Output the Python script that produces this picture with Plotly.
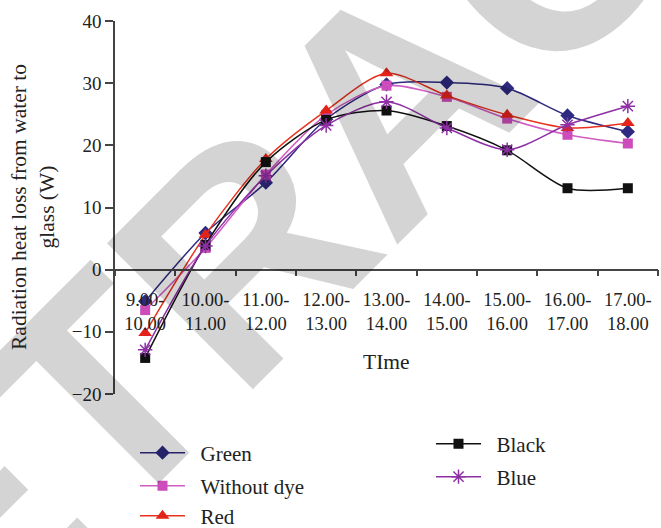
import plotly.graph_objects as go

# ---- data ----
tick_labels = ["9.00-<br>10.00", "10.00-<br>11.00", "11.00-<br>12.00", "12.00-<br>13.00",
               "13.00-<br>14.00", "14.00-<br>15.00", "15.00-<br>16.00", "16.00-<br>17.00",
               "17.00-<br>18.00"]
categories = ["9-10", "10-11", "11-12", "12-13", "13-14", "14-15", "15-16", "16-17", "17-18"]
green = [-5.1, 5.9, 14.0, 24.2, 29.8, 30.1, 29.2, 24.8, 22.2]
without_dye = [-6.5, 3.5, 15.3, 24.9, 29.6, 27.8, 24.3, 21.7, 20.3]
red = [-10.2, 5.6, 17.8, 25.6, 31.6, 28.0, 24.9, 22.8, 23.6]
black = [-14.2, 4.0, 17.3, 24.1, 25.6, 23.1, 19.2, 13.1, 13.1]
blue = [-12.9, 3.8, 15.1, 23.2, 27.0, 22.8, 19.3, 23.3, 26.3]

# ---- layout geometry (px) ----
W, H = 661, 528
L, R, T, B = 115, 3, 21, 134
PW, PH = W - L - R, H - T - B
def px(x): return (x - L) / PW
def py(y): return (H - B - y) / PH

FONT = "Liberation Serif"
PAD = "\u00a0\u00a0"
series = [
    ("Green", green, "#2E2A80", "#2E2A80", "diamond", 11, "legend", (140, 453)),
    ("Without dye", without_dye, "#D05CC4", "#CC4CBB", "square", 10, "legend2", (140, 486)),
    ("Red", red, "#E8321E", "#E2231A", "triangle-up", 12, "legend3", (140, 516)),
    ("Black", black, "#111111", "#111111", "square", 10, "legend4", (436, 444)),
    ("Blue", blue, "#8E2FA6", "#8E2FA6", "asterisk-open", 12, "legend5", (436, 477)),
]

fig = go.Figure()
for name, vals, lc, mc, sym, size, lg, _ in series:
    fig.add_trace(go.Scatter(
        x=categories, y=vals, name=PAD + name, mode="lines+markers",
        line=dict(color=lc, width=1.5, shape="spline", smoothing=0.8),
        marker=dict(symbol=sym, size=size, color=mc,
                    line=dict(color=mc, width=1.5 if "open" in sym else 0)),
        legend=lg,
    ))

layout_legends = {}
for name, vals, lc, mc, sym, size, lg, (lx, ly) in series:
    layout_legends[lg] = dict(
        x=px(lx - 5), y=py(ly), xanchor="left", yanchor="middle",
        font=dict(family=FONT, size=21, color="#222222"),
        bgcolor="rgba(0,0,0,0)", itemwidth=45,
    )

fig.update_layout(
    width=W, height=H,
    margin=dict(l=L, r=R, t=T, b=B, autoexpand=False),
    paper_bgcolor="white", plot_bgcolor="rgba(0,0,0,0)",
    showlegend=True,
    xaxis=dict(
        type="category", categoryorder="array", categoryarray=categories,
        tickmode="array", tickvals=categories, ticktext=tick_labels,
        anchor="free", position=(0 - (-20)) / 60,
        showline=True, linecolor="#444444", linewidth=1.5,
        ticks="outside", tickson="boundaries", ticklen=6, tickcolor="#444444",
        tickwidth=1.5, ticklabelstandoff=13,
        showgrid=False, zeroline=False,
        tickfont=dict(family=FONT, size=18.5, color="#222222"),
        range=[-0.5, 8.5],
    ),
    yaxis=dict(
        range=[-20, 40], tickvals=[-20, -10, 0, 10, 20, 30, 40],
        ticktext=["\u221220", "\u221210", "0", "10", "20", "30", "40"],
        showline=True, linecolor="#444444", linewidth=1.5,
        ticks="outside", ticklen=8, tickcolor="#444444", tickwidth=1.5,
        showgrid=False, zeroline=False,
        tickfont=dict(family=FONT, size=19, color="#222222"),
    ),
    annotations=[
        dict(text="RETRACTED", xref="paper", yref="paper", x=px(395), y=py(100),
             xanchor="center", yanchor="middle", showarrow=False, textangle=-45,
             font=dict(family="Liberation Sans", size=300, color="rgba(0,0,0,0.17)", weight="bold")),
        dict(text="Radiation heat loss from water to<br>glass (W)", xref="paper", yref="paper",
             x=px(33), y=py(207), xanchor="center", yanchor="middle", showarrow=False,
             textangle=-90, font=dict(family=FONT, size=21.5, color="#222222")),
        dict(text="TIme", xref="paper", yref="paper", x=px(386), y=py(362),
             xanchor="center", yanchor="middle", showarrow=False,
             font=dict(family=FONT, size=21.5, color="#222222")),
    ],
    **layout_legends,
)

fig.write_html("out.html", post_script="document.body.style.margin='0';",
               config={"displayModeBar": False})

***

**Set exercise**: Write out again every line above exactly as given; the pictures do not belong in the copy.

**Full solution**:
Output the Python script that produces this picture with Plotly.
import plotly.graph_objects as go

# ---- data ----
tick_labels = ["9.00-<br>10.00", "10.00-<br>11.00", "11.00-<br>12.00", "12.00-<br>13.00",
               "13.00-<br>14.00", "14.00-<br>15.00", "15.00-<br>16.00", "16.00-<br>17.00",
               "17.00-<br>18.00"]
categories = ["9-10", "10-11", "11-12", "12-13", "13-14", "14-15", "15-16", "16-17", "17-18"]
green = [-5.1, 5.9, 14.0, 24.2, 29.8, 30.1, 29.2, 24.8, 22.2]
without_dye = [-6.5, 3.5, 15.3, 24.9, 29.6, 27.8, 24.3, 21.7, 20.3]
red = [-10.2, 5.6, 17.8, 25.6, 31.6, 28.0, 24.9, 22.8, 23.6]
black = [-14.2, 4.0, 17.3, 24.1, 25.6, 23.1, 19.2, 13.1, 13.1]
blue = [-12.9, 3.8, 15.1, 23.2, 27.0, 22.8, 19.3, 23.3, 26.3]

# ---- layout geometry (px) ----
W, H = 661, 528
L, R, T, B = 115, 3, 21, 134
PW, PH = W - L - R, H - T - B
def px(x): return (x - L) / PW
def py(y): return (H - B - y) / PH

FONT = "Liberation Serif"
PAD = "\u00a0\u00a0"
series = [
    ("Green", green, "#2E2A80", "#2E2A80", "diamond", 11, "legend", (140, 453)),
    ("Without dye", without_dye, "#D05CC4", "#CC4CBB", "square", 10, "legend2", (140, 486)),
    ("Red", red, "#E8321E", "#E2231A", "triangle-up", 12, "legend3", (140, 516)),
    ("Black", black, "#111111", "#111111", "square", 10, "legend4", (436, 444)),
    ("Blue", blue, "#8E2FA6", "#8E2FA6", "asterisk-open", 12, "legend5", (436, 477)),
]

fig = go.Figure()
for name, vals, lc, mc, sym, size, lg, _ in series:
    fig.add_trace(go.Scatter(
        x=categories, y=vals, name=PAD + name, mode="lines+markers",
        line=dict(color=lc, width=1.5, shape="spline", smoothing=0.8),
        marker=dict(symbol=sym, size=size, color=mc,
                    line=dict(color=mc, width=1.5 if "open" in sym else 0)),
        legend=lg,
    ))

layout_legends = {}
for name, vals, lc, mc, sym, size, lg, (lx, ly) in series:
    layout_legends[lg] = dict(
        x=px(lx - 5), y=py(ly), xanchor="left", yanchor="middle",
        font=dict(family=FONT, size=21, color="#222222"),
        bgcolor="rgba(0,0,0,0)", itemwidth=45,
    )

fig.update_layout(
    width=W, height=H,
    margin=dict(l=L, r=R, t=T, b=B, autoexpand=False),
    paper_bgcolor="white", plot_bgcolor="rgba(0,0,0,0)",
    showlegend=True,
    xaxis=dict(
        type="category", categoryorder="array", categoryarray=categories,
        tickmode="array", tickvals=categories, ticktext=tick_labels,
        anchor="free", position=(0 - (-20)) / 60,
        showline=True, linecolor="#444444", linewidth=1.5,
        ticks="outside", tickson="boundaries", ticklen=6, tickcolor="#444444",
        tickwidth=1.5, ticklabelstandoff=13,
        showgrid=False, zeroline=False,
        tickfont=dict(family=FONT, size=18.5, color="#222222"),
        range=[-0.5, 8.5],
    ),
    yaxis=dict(
        range=[-20, 40], tickvals=[-20, -10, 0, 10, 20, 30, 40],
        ticktext=["\u221220", "\u221210", "0", "10", "20", "30", "40"],
        showline=True, linecolor="#444444", linewidth=1.5,
        ticks="outside", ticklen=8, tickcolor="#444444", tickwidth=1.5,
        showgrid=False, zeroline=False,
        tickfont=dict(family=FONT, size=19, color="#222222"),
    ),
    annotations=[
        dict(text="RETRACTED", xref="paper", yref="paper", x=px(395), y=py(100),
             xanchor="center", yanchor="middle", showarrow=False, textangle=-45,
             font=dict(family="Liberation Sans", size=300, color="rgba(0,0,0,0.17)", weight="bold")),
        dict(text="Radiation heat loss from water to<br>glass (W)", xref="paper", yref="paper",
             x=px(33), y=py(207), xanchor="center", yanchor="middle", showarrow=False,
             textangle=-90, font=dict(family=FONT, size=21.5, color="#222222")),
        dict(text="TIme", xref="paper", yref="paper", x=px(386), y=py(362),
             xanchor="center", yanchor="middle", showarrow=False,
             font=dict(family=FONT, size=21.5, color="#222222")),
    ],
    **layout_legends,
)

fig.write_html("out.html", post_script="document.body.style.margin='0';",
               config={"displayModeBar": False})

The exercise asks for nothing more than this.